La stessa introduzione della parabola ci instrada verso questa interpretazione: "Il regno dei cieli, cioè la Chiesa, è simile a..."
Dunque Gesù quando chiede di avere pazienza si riferisce alle incongruenze e anche agli scandali che possono capitare all'interno della Chiesa. Non tocca a noi di giudicare, ci penserà Lui alla fine dei tempi a svelare i pensieri dei cuori e a dare a ciascuno la ricompensa delle sue azioni. Lui solo conosce le intenzioni delle menti e concede a ciascun credente un tempo di aspettativa in vista della conversione e per il perfezionamento della condotta di vita.
Sbaglieremmo se pensassimo che raccontando la parabola della zizzania nel campo Gesù intendesse giustificare la pretesa di tanta gente di essere lasciata in pace a vivere come gli pare. È che purtroppo il male è presente anche nella Chiesa che dovrebbe essere la comunità dei salvati e dei santi. A questa constatazione dolorosa Gesù oppone il pensiero che nella Chiesa il bene trionferà: alla fine dei tempi il bilancio della Chiesa nella storia sarà ampiamente positivo. Dal momento però che siamo tutti in cammino il compimento del Regno dei Cieli e che la méta resta lontana, fra di noi credenti dobbiamo avere comprensione e pazienza.

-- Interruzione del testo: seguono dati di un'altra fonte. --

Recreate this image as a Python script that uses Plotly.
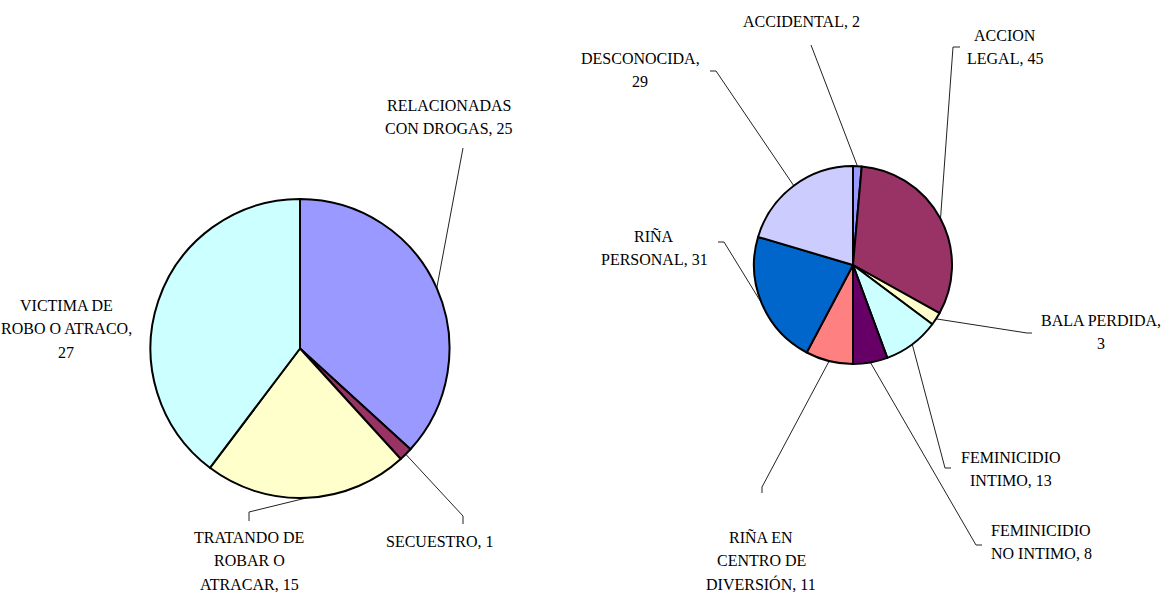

A Dio nulla sfugge, ma se per correggere il nostro possiamo usciamo dalla carità non solo il nostro intervento spesso fallisce, ma noi stessi rischiamo di escluderci dall'unica comunità dei salvati che è la Chiesa.
"Migliorate voi stessi!", sembra dire Gesù, "...e allora anche le carenze degli altri sembreranno meno importanti in proporzione del frutto di bene che viene accumulandosi".